辻村:『かがみの孤城』も、最初からすべての設定ができていたわけじゃないんですよ。城がどういうものかとか、私も気づいてなくて。

藤巻:分かった時にめちゃハッとしますからね。鳥肌立ちますよね。

辻村:ありがとうございます(笑)。作中で5月に始まって3月に終わる小説なんですけど、私の中で(登場人物の)それぞれの背景や城の秘密に気づけたのは「夏休み」くらいだった。それがなかったら収拾がつかなかった小説だと思います。

藤巻:すごいですよね。僕、辻村さんが脚本を書いたドラえもんの映画も観させていただいたんですが、理屈や構造を見事に人間関係に落とし込んでいきますよね。

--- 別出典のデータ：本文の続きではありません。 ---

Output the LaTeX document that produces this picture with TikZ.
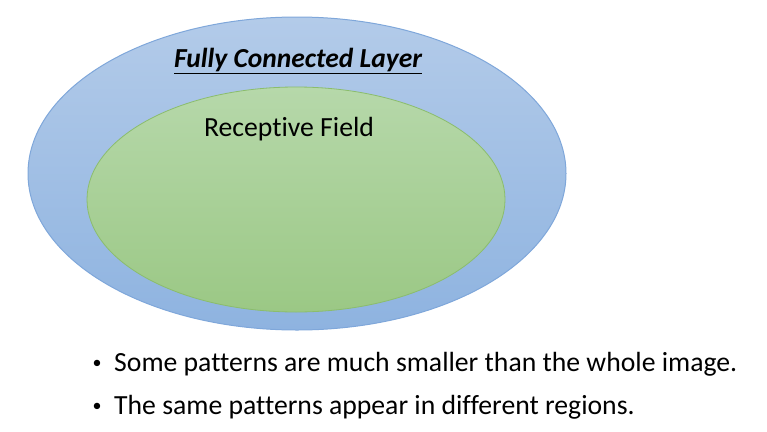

辻村:たまたまできる、っていう感じになるので、いつもそれが起きなかったらどうしよう、って不安なんですよね。でも今までもどうにかなったし、って気持ちで飛び込んでいく感じ。長編と短編の書き方の違いを泳ぎにたとえると、短編は何となく岸は見えてるから、そこまでどういうタイムでどう泳ぐかを考えることができるんです。でも長編は岸から入る海でもなくって、どっかにヘリとかで連れて行かれて、いきなり下ろされて、どっちを向いてもどこが最短ルートなのかも分からない。

藤巻:めちゃめちゃ怖いですね。

辻村:そうなんですよ。だからたまに岸が見えてくると、見えた! ってなる。

藤巻:その例えでいったら、ボツってる曲ってたくさんあって。

辻村: あー、もったいない!

藤巻:そんなこともなくて、やっぱり縁がないんですよね。書き始めたけど、どこに行くか分からない、ってことはあるんですか? 書き始めたら岸を探すんですか?

辻村:どんな形でも終わらせる、っていう。

藤巻:肺活量がつきますね。泳ぎきる筋肉も(笑)。